One will

One will December 1, 2012

Trinitarian musings arising from some private discussions with a group of friends. (Note: this is a revised version of my original post).

According to classic Trinitarian theology, will is an linked to nature and, since there is a single divine nature, there is also a single divine will. That’s true; there is only one God, God is one, and He is not at war with Himself.

If that is all we say, though, we run into some snags. In the eternal Triune communion, the Father loves the Son and delights in Him; that is a voluntary love, an eternal, unwavering act of will. But if there is only one divine will without any sort of distinction, it seems that the statement “The Father loves the Son” identical to the “The Son loves Himself.” By the same token, the Son loves the Father; is that simply to say that the Father loves Himself? It seems we have to say that there is some sort of differentiation within the one divine will if we are going to talk about an eternal communion of love that is of mutual love of divine Persons.

When we turn to the economy of redemption, we find a similar differentiation: The Father sends the Son because he wills to send the Son. The Son does not will to send the Son in the same way that the Father does; He wills to be sent. Both will the mission, but that one will has paternal and filial “inflections.”

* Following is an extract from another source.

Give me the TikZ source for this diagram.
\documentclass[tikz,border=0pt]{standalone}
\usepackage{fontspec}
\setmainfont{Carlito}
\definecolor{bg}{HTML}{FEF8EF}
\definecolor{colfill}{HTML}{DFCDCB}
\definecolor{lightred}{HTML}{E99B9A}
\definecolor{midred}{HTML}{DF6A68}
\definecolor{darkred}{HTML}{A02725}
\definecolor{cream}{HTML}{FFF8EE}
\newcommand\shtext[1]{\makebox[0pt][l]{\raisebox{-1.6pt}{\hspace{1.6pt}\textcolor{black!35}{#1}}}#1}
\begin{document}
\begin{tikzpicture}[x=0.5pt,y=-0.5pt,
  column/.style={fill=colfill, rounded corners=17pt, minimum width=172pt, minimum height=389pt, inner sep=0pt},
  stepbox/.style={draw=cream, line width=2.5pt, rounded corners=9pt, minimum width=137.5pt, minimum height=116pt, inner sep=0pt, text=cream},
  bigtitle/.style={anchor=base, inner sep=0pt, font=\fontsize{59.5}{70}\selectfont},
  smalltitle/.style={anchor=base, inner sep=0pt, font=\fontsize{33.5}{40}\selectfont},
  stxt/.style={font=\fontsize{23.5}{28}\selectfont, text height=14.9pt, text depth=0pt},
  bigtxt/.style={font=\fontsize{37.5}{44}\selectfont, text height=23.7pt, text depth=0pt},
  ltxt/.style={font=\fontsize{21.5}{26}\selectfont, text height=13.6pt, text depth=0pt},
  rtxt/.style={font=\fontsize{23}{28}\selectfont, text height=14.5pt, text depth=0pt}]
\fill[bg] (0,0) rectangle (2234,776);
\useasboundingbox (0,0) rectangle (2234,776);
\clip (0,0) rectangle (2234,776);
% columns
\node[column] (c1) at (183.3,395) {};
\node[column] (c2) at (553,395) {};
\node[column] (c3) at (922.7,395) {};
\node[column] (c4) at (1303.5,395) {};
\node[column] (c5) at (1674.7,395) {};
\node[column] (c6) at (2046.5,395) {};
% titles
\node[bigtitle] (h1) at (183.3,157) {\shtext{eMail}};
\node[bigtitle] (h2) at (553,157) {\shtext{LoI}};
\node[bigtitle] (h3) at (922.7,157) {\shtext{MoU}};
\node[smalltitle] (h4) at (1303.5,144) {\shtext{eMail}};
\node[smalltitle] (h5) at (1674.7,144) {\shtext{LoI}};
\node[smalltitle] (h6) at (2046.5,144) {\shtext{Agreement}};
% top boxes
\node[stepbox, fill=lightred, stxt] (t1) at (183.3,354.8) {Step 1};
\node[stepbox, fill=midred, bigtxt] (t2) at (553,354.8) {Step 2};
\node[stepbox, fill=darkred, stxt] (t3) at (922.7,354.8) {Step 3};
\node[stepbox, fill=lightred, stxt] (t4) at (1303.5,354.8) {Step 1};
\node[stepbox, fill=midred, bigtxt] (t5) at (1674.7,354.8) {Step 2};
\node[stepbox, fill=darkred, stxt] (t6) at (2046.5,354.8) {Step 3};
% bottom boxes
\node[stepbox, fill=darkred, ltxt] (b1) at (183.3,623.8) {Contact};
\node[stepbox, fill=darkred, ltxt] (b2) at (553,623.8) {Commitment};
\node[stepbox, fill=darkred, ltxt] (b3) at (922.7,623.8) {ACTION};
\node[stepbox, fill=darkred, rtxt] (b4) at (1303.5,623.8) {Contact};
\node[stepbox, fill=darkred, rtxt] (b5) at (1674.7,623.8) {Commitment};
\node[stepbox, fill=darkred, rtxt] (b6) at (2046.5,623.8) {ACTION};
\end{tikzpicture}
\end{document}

It’s not the case that the Father and Son come to agreement. The single divine will is not the product of some process of coming-to-agreement. To say that there is a single divine will is to say that the Father and Son have always already been in full and entire agreement. But it seems we must also say that the one divine will is a harmony in will of the Father and Son.

In a Trinitarian context, the confession of “one God” means something different than it does in a Unitarian context. So too, the affirmation of “one will” from a Christian does not mean what it means from, say, a Muslim.